Tour Guide 2025: 3M Open

Despite being a Minnesota native who now works in his home state, Joe Rolstad, director of golf course operations at TPC Twin Cities in Blaine, Minn., is a well-traveled agronomist.
Over the course of his career, Rolstad has lived and worked in North Dakota, Montana, Minnesota and New York. Those stops include stays at Yellowstone Club in Big Sky, Mont., Minneapolis Golf Club and Winged Foot Golf Club in Mamaroneck, N.Y.
Even with all that experience — including at Winged Foot, which has hosted ten majors — Rolstad didn’t get his first taste of professional tournament golf until he returned to TPC Twin Cities, ten minutes down the road from his hometown.

Now in his fourth year as the man in charge, Rolstad says the experiences he had working all across the country have prepared him for just about anything, including big-time tournament golf.
“Everyone does things a little bit differently,” he says. “The amount of people I’ve met on my journey to where I am today is crazy. I’ve met people at the (GCSAA Conference and Trade Show) and then working at an operation like Winged Foot. I mean, I probably worked with 30 to 40 different assistants, and a lot of us still text and talk occasionally.”
A group effort
The 3M Open is the only professional tournament in the Land of 10,000 Lakes, making it a hot destination for volunteers from around the area. And that’s also with the tournament taking place right in the middle of the Minnesota golf season.
With Twin Cities hosting the tournament — in one form or another — since 2001, Rolstad says he has a pretty large group of volunteers who come in every year.
“We kind of have our key role (volunteers) here every year, and we know their schedules already,” he says. “We’ll send them an email around (early April) asking if they want to come back. Then, every year, we get 10 to 15 new people who are interested and want to be a part of it.”
As part of the TPC Network, Twin Cities also gets plenty of help from agronomists from other network courses. That street also goes both ways, Rolstad adds, as one of his assistants will be at the Mitsubishi Electric Classic at TPC Sugarloaf at the end of April to assist with that tournament.
“It’s a great opportunity, and the TPC Network and PGA Tour do a really good job involving all our assistants to get more tournament support opportunities and see different operations,” he says.

The ramp up
Dealing with Minnesota weather is the biggest challenge Rolstad and his crew face. The club opens for business in mid-April while snow and cold temps are still in the forecast. That makes things difficult, as Rolstad and his team have just about a month before tournament prep starts.
“We go from zero to 100 pretty quickly,” Rolstad says. “I just had a meeting today with Pro Link Sports, and they’re planning to start building the structures on May 5, so we’re talking (less than) a month away and three months before the tournament. And then, the tear-down takes about a month.”

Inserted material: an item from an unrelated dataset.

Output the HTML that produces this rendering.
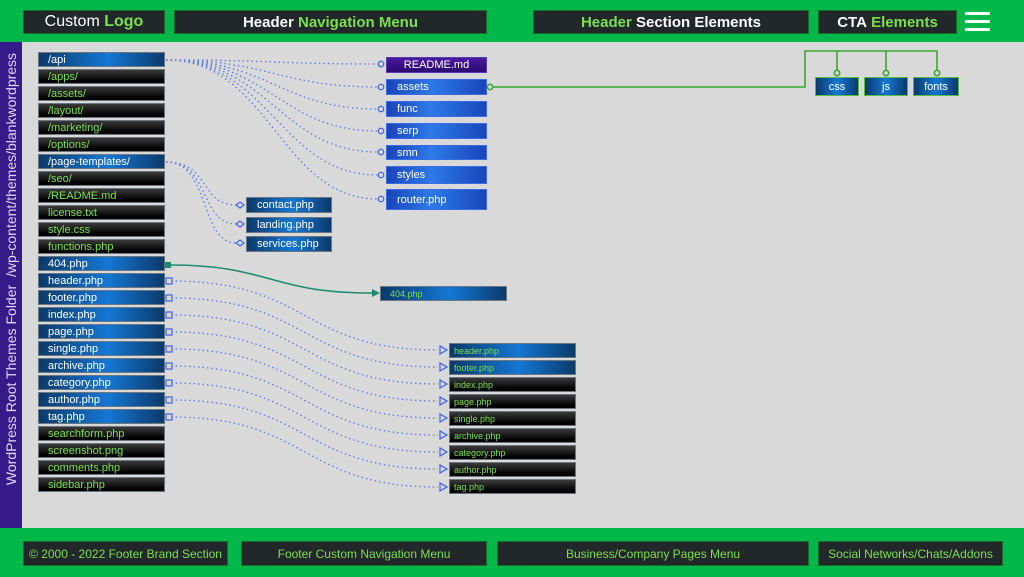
<!DOCTYPE html>
<html><head><meta charset="utf-8"><style>
*{margin:0;padding:0;box-sizing:border-box}
body{width:1024px;height:577px;position:relative;overflow:hidden;background:#d9d9d9;font-family:"Liberation Sans",sans-serif}
.a{position:absolute}
.hb{position:absolute;background:#22272a;border:1px solid #1a6a2a;color:#fff;font-weight:bold;font-size:15px;display:flex;align-items:center;justify-content:center}
.g{color:#7be04a}
.fb{position:absolute;background:#22272a;border:1px solid #1a6a2a;color:#7be04a;font-size:12px;display:flex;align-items:center;justify-content:center}
.n{position:absolute;height:15px;font-size:11px;display:flex;align-items:center;padding-left:9px;border:1px solid #6a7680}
.bk{background:linear-gradient(#3a3a3a,#000 85%);color:#7be04a}
.bl{background:linear-gradient(90deg,#0b3a6a,#1577d4 55%,#0b3a6a);color:#fff}
.bl2{background:linear-gradient(90deg,#0b3a6a,#1577d4 55%,#0b3a6a);color:#7be04a}
.rb{position:absolute;left:386px;width:101px;font-size:11px;color:#fff;display:flex;align-items:center;padding-left:10px;border:1px solid #3a6ae8;background:linear-gradient(90deg,#1a45b8,#2d7ae8 45%,#1a45b8)}
.gn{position:absolute;top:77px;height:19px;font-size:11px;color:#fff;display:flex;align-items:center;justify-content:center;border:1px solid #55c040;background:linear-gradient(90deg,#0b3a6a,#1577d4 50%,#0b3a6a)}
</style></head><body>
<div class="a" style="left:0;top:0;width:1024px;height:42px;background:#00b84a"></div>
<div class="hb" style="left:23px;top:10px;width:142px;height:24px;font-weight:normal;font-size:16px">Custom&nbsp;<b class="g">Logo</b></div>
<div class="hb" style="left:174px;top:10px;width:313px;height:24px">Header&nbsp;<span class="g">Navigation Menu</span></div>
<div class="hb" style="left:533px;top:10px;width:276px;height:24px"><span class="g">Header</span>&nbsp;Section Elements</div>
<div class="hb" style="left:818px;top:10px;width:139px;height:24px">CTA&nbsp;<span class="g">Elements</span></div>
<div class="a" style="left:965px;top:12px;width:25px;height:3px;background:#fff"></div>
<div class="a" style="left:965px;top:20px;width:25px;height:3px;background:#fff"></div>
<div class="a" style="left:965px;top:28px;width:25px;height:3px;background:#fff"></div>

<div class="a" style="left:0;top:42px;width:22px;height:486px;background:#361a8a"></div>
<div class="a" style="left:11px;top:269px;width:460px;height:16px;margin-left:-230px;margin-top:-8px;transform:rotate(-90deg);color:#dcdcf0;font-size:14px;text-align:center;white-space:nowrap">WordPress Root Themes Folder&nbsp; /wp-content/themes/blankwordpress</div>

<div class="a" style="left:0;top:528px;width:1024px;height:49px;background:#00b84a"></div>
<div class="fb" style="left:23px;top:541px;width:205px;height:25px">© 2000 - 2022 Footer Brand Section</div>
<div class="fb" style="left:241px;top:541px;width:246px;height:25px">Footer Custom Navigation Menu</div>
<div class="fb" style="left:497px;top:541px;width:312px;height:25px">Business/Company Pages Menu</div>
<div class="fb" style="left:818px;top:541px;width:185px;height:25px">Social Networks/Chats/Addons</div>

<div class="n bl" style="left:38px;top:52px;width:127px">/api</div>
<div class="n bk" style="left:38px;top:69px;width:127px">/apps/</div>
<div class="n bk" style="left:38px;top:86px;width:127px">/assets/</div>
<div class="n bk" style="left:38px;top:103px;width:127px">/layout/</div>
<div class="n bk" style="left:38px;top:120px;width:127px">/marketing/</div>
<div class="n bk" style="left:38px;top:137px;width:127px">/options/</div>
<div class="n bl" style="left:38px;top:154px;width:127px">/page-templates/</div>
<div class="n bk" style="left:38px;top:171px;width:127px">/seo/</div>
<div class="n bk" style="left:38px;top:188px;width:127px">/README.md</div>
<div class="n bk" style="left:38px;top:205px;width:127px">license.txt</div>
<div class="n bk" style="left:38px;top:222px;width:127px">style.css</div>
<div class="n bk" style="left:38px;top:239px;width:127px">functions.php</div>
<div class="n bl" style="left:38px;top:256px;width:127px">404.php</div>
<div class="n bl" style="left:38px;top:273px;width:127px">header.php</div>
<div class="n bl" style="left:38px;top:290px;width:127px">footer.php</div>
<div class="n bl" style="left:38px;top:307px;width:127px">index.php</div>
<div class="n bl" style="left:38px;top:324px;width:127px">page.php</div>
<div class="n bl" style="left:38px;top:341px;width:127px">single.php</div>
<div class="n bl" style="left:38px;top:358px;width:127px">archive.php</div>
<div class="n bl" style="left:38px;top:375px;width:127px">category.php</div>
<div class="n bl" style="left:38px;top:392px;width:127px">author.php</div>
<div class="n bl" style="left:38px;top:409px;width:127px">tag.php</div>
<div class="n bk" style="left:38px;top:426px;width:127px">searchform.php</div>
<div class="n bk" style="left:38px;top:443px;width:127px">screenshot.png</div>
<div class="n bk" style="left:38px;top:460px;width:127px">comments.php</div>
<div class="n bk" style="left:38px;top:477px;width:127px">sidebar.php</div>

<div class="rb" style="top:57px;height:16px;justify-content:center;padding-left:0;background:linear-gradient(#4a1aa0,#2a0a70);border-color:#5a3ab0">README.md</div>
<div class="rb" style="top:79px;height:16px">assets</div>
<div class="rb" style="top:101px;height:16px">func</div>
<div class="rb" style="top:123px;height:16px">serp</div>
<div class="rb" style="top:145px;height:15px">smn</div>
<div class="rb" style="top:166px;height:18px">styles</div>
<div class="rb" style="top:189px;height:21px">router.php</div>

<div class="gn" style="left:815px;width:44px">css</div>
<div class="gn" style="left:864px;width:44px">js</div>
<div class="gn" style="left:913px;width:46px">fonts</div>

<div class="n bl" style="left:246px;top:197px;width:86px;height:16px;padding-left:10px">contact.php</div>
<div class="n bl" style="left:246px;top:217px;width:86px;height:16px;padding-left:10px">landing.php</div>
<div class="n bl" style="left:246px;top:236px;width:86px;height:16px;padding-left:10px">services.php</div>

<div class="n bl2" style="left:380px;top:286px;width:127px;font-size:9px">404.php</div>

<div class="n bl2" style="left:449px;top:343px;width:127px;font-size:9px;padding-left:4px">header.php</div>
<div class="n bl2" style="left:449px;top:360px;width:127px;font-size:9px;padding-left:4px">footer.php</div>
<div class="n bk" style="left:449px;top:377px;width:127px;font-size:9px;padding-left:4px">index.php</div>
<div class="n bk" style="left:449px;top:394px;width:127px;font-size:9px;padding-left:4px">page.php</div>
<div class="n bk" style="left:449px;top:411px;width:127px;font-size:9px;padding-left:4px">single.php</div>
<div class="n bk" style="left:449px;top:428px;width:127px;font-size:9px;padding-left:4px">archive.php</div>
<div class="n bk" style="left:449px;top:445px;width:127px;font-size:9px;padding-left:4px">category.php</div>
<div class="n bk" style="left:449px;top:462px;width:127px;font-size:9px;padding-left:4px">author.php</div>
<div class="n bk" style="left:449px;top:479px;width:127px;font-size:9px;padding-left:4px">tag.php</div>

<svg class="a" style="left:0;top:0" width="1024" height="577" viewBox="0 0 1024 577">
<g fill="none" stroke="#5a78e8" stroke-width="1.3" stroke-dasharray="1.5 3">
<path d="M166 60 C270 60 280 64 378 64"/>
<path d="M166 60 C270 60 280 87 378 87"/>
<path d="M166 60 C270 60 280 109 378 109"/>
<path d="M166 60 C270 60 280 131 378 131"/>
<path d="M166 60 C270 60 280 152 378 152"/>
<path d="M166 60 C270 60 280 175 378 175"/>
<path d="M166 60 C270 60 280 199 378 199"/>
<path d="M166 162 C210 162 200 205 236 205"/>
<path d="M166 162 C210 162 200 224 236 224"/>
<path d="M166 162 C210 162 200 243 236 243"/>
<path d="M171 281 C310 281 300 350 438 350"/>
<path d="M171 298 C310 298 300 367 438 367"/>
<path d="M171 315 C310 315 300 384 438 384"/>
<path d="M171 332 C310 332 300 401 438 401"/>
<path d="M171 349 C310 349 300 418 438 418"/>
<path d="M171 366 C310 366 300 435 438 435"/>
<path d="M171 383 C310 383 300 452 438 452"/>
<path d="M171 400 C310 400 300 469 438 469"/>
<path d="M171 417 C310 417 300 487 438 487"/>
</g>
<g fill="#d9d9d9" stroke="#4a6ae8" stroke-width="1.3">
<circle cx="381" cy="64" r="2.7"/><circle cx="381" cy="87" r="2.7"/><circle cx="381" cy="109" r="2.7"/><circle cx="381" cy="131" r="2.7"/><circle cx="381" cy="152" r="2.7"/><circle cx="381" cy="175" r="2.7"/><circle cx="381" cy="199" r="2.7"/>
<path d="M236 205 l4 -3 l4 3 l-4 3z"/><path d="M236 224 l4 -3 l4 3 l-4 3z"/><path d="M236 243 l4 -3 l4 3 l-4 3z"/>
<rect x="166" y="278" width="6" height="6"/><rect x="166" y="295" width="6" height="6"/><rect x="166" y="312" width="6" height="6"/><rect x="166" y="329" width="6" height="6"/><rect x="166" y="346" width="6" height="6"/><rect x="166" y="363" width="6" height="6"/><rect x="166" y="380" width="6" height="6"/><rect x="166" y="397" width="6" height="6"/><rect x="166" y="414" width="6" height="6"/>
<path d="M440 346 l7 4 l-7 4z"/><path d="M440 363 l7 4 l-7 4z"/><path d="M440 380 l7 4 l-7 4z"/><path d="M440 397 l7 4 l-7 4z"/><path d="M440 414 l7 4 l-7 4z"/><path d="M440 431 l7 4 l-7 4z"/><path d="M440 448 l7 4 l-7 4z"/><path d="M440 465 l7 4 l-7 4z"/><path d="M440 483 l7 4 l-7 4z"/>
</g>
<path d="M170 265 C270 265 270 293 372 293" fill="none" stroke="#1a8a70" stroke-width="1.5"/>
<rect x="165" y="262" width="6" height="6" fill="#1a8a70"/>
<path d="M372 289 l8 4 l-8 4z" fill="#1a8a70"/>
<g fill="none" stroke="#3aa830" stroke-width="1.6">
<path d="M493 87 H805 V51 H937 V70"/>
<path d="M837 51 V70"/><path d="M886 51 V70"/>
<circle cx="490" cy="87" r="2.7" fill="#d9d9d9"/>
<circle cx="837" cy="73" r="2.7" fill="#d9d9d9"/><circle cx="886" cy="73" r="2.7" fill="#d9d9d9"/><circle cx="937" cy="73" r="2.7" fill="#d9d9d9"/>
</g>
</svg>
</body></html>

Luckily for Rolstad, Twin Cities was built to host tournament golf, and he has just about everything he needs to be prepared for it.
“We have wall-to-wall car paths, and the course was designed to host a tournament, so we have ample room for stands and everything,” he says. “By now, we’ve gotten pretty much all our inside jobs done. We’re ready to rock. The equipment is ready to go, but we just need that little bit of heat to get going.”